In many ways, The Da Vinci Code is the ultimate conspiracy theory. If Brown’s assertions are correct, then we have been lied to—by the church, by history, and by the Bible. Perhaps even by those we trust most: our parents or teachers. And it was all for the sake of a power grab.

Although The Da Vinci Code is fictional, it does base much of its premise upon actual events (the Council of Nicaea), actual people (Constantine and Arius), and actual documents (the Gnostic gospels). If we are to get to the bottom of the conspiracy, our project must be to address Brown’s accusations and separate fact from fiction.

Constantine And Christianity

In the centuries prior to Constantine’s reign over the Roman Empire, Christians had been severely persecuted. But then, while entrenched in warfare, Constantine reported to have seen a bright image of a cross in the sky inscribed with the words “Conquer by this.” He marched into battle under the sign of the cross and took control of the empire.

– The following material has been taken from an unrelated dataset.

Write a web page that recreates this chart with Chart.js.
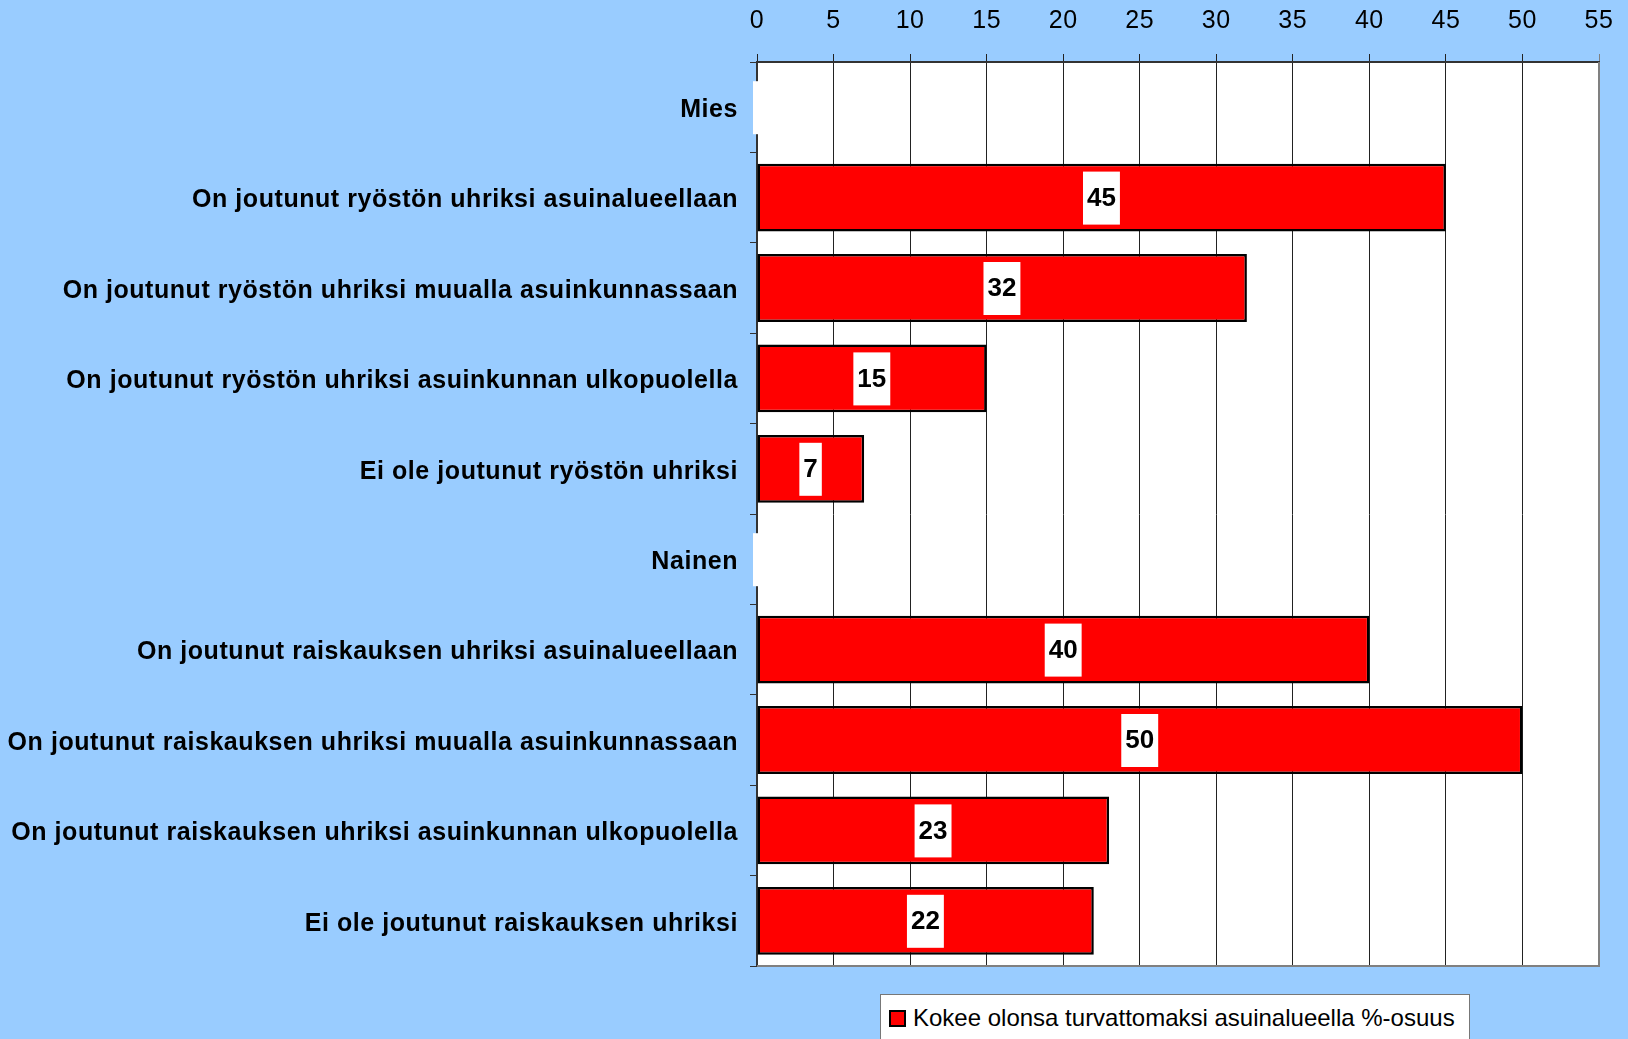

Constantine’s apparent conversion to Christianity was a watershed in church history. Rome became a Christian empire. For the first time in nearly 300 years it was relatively safe, and even cool, to be a Christian.

No longer were Christians persecuted for their faith. Constantine then sought to unify his Eastern and Western Empires, which had been badly divided by schisms, sects, and cults, centering mostly around the issue of Jesus Christ’s identity.

These are some of the kernels of truth in The Da Vinci Code, and kernels of truth are a prerequisite for any successful conspiracy theory. But the book’s plot turns Constantine into a conspirator. So let’s address a key question raised by Brown’s theory: did Constantine invent the Christian doctrine of Jesus’ divinity?